*BRIEF*: Quote, without change, all of the lines that follow.

*INFORMATION SUPPLIED*:
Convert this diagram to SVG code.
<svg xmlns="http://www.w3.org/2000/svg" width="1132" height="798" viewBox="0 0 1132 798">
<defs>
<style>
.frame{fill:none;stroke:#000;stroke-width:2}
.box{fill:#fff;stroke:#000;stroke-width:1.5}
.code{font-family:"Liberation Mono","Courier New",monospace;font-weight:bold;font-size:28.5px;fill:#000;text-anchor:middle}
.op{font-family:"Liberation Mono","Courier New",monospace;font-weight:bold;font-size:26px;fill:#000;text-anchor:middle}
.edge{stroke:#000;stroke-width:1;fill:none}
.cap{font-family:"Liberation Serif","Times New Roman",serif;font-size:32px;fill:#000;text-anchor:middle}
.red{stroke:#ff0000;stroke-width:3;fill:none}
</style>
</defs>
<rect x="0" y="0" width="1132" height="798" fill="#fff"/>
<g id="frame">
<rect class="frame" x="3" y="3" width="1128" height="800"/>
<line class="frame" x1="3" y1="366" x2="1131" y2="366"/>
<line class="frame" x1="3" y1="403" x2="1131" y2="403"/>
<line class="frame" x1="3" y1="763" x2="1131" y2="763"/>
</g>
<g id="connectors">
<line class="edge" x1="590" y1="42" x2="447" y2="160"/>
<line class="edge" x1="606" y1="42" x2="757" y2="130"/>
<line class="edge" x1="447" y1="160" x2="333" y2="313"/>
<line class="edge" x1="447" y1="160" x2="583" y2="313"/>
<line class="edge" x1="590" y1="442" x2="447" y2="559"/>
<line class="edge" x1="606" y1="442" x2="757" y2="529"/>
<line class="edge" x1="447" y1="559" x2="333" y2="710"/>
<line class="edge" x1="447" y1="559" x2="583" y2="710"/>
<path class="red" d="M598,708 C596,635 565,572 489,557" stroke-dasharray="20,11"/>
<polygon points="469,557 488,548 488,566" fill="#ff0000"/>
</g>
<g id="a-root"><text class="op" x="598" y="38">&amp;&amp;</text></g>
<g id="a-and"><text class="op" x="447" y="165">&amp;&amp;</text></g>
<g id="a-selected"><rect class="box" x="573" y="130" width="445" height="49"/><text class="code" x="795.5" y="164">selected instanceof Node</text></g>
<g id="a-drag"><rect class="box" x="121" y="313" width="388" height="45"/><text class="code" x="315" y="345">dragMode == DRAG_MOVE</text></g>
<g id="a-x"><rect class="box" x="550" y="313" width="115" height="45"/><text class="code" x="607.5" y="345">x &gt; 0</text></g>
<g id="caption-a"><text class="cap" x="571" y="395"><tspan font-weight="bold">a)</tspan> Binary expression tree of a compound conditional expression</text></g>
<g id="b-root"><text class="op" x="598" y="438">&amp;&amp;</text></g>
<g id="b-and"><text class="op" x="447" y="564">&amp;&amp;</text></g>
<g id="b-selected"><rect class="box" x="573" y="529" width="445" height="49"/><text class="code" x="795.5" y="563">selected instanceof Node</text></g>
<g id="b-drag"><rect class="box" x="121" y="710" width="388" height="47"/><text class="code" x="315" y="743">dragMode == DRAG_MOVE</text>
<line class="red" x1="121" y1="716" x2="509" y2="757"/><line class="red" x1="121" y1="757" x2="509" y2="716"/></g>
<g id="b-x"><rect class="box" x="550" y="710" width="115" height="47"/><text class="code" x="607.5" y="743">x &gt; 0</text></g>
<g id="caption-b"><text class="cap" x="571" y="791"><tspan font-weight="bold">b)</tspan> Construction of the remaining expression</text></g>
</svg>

*TASK OUTPUT*:
Convert this diagram to SVG code.
<svg xmlns="http://www.w3.org/2000/svg" width="1132" height="798" viewBox="0 0 1132 798">
<defs>
<style>
.frame{fill:none;stroke:#000;stroke-width:2}
.box{fill:#fff;stroke:#000;stroke-width:1.5}
.code{font-family:"Liberation Mono","Courier New",monospace;font-weight:bold;font-size:28.5px;fill:#000;text-anchor:middle}
.op{font-family:"Liberation Mono","Courier New",monospace;font-weight:bold;font-size:26px;fill:#000;text-anchor:middle}
.edge{stroke:#000;stroke-width:1;fill:none}
.cap{font-family:"Liberation Serif","Times New Roman",serif;font-size:32px;fill:#000;text-anchor:middle}
.red{stroke:#ff0000;stroke-width:3;fill:none}
</style>
</defs>
<rect x="0" y="0" width="1132" height="798" fill="#fff"/>
<g id="frame">
<rect class="frame" x="3" y="3" width="1128" height="800"/>
<line class="frame" x1="3" y1="366" x2="1131" y2="366"/>
<line class="frame" x1="3" y1="403" x2="1131" y2="403"/>
<line class="frame" x1="3" y1="763" x2="1131" y2="763"/>
</g>
<g id="connectors">
<line class="edge" x1="590" y1="42" x2="447" y2="160"/>
<line class="edge" x1="606" y1="42" x2="757" y2="130"/>
<line class="edge" x1="447" y1="160" x2="333" y2="313"/>
<line class="edge" x1="447" y1="160" x2="583" y2="313"/>
<line class="edge" x1="590" y1="442" x2="447" y2="559"/>
<line class="edge" x1="606" y1="442" x2="757" y2="529"/>
<line class="edge" x1="447" y1="559" x2="333" y2="710"/>
<line class="edge" x1="447" y1="559" x2="583" y2="710"/>
<path class="red" d="M598,708 C596,635 565,572 489,557" stroke-dasharray="20,11"/>
<polygon points="469,557 488,548 488,566" fill="#ff0000"/>
</g>
<g id="a-root"><text class="op" x="598" y="38">&amp;&amp;</text></g>
<g id="a-and"><text class="op" x="447" y="165">&amp;&amp;</text></g>
<g id="a-selected"><rect class="box" x="573" y="130" width="445" height="49"/><text class="code" x="795.5" y="164">selected instanceof Node</text></g>
<g id="a-drag"><rect class="box" x="121" y="313" width="388" height="45"/><text class="code" x="315" y="345">dragMode == DRAG_MOVE</text></g>
<g id="a-x"><rect class="box" x="550" y="313" width="115" height="45"/><text class="code" x="607.5" y="345">x &gt; 0</text></g>
<g id="caption-a"><text class="cap" x="571" y="395"><tspan font-weight="bold">a)</tspan> Binary expression tree of a compound conditional expression</text></g>
<g id="b-root"><text class="op" x="598" y="438">&amp;&amp;</text></g>
<g id="b-and"><text class="op" x="447" y="564">&amp;&amp;</text></g>
<g id="b-selected"><rect class="box" x="573" y="529" width="445" height="49"/><text class="code" x="795.5" y="563">selected instanceof Node</text></g>
<g id="b-drag"><rect class="box" x="121" y="710" width="388" height="47"/><text class="code" x="315" y="743">dragMode == DRAG_MOVE</text>
<line class="red" x1="121" y1="716" x2="509" y2="757"/><line class="red" x1="121" y1="757" x2="509" y2="716"/></g>
<g id="b-x"><rect class="box" x="550" y="710" width="115" height="47"/><text class="code" x="607.5" y="743">x &gt; 0</text></g>
<g id="caption-b"><text class="cap" x="571" y="791"><tspan font-weight="bold">b)</tspan> Construction of the remaining expression</text></g>
</svg>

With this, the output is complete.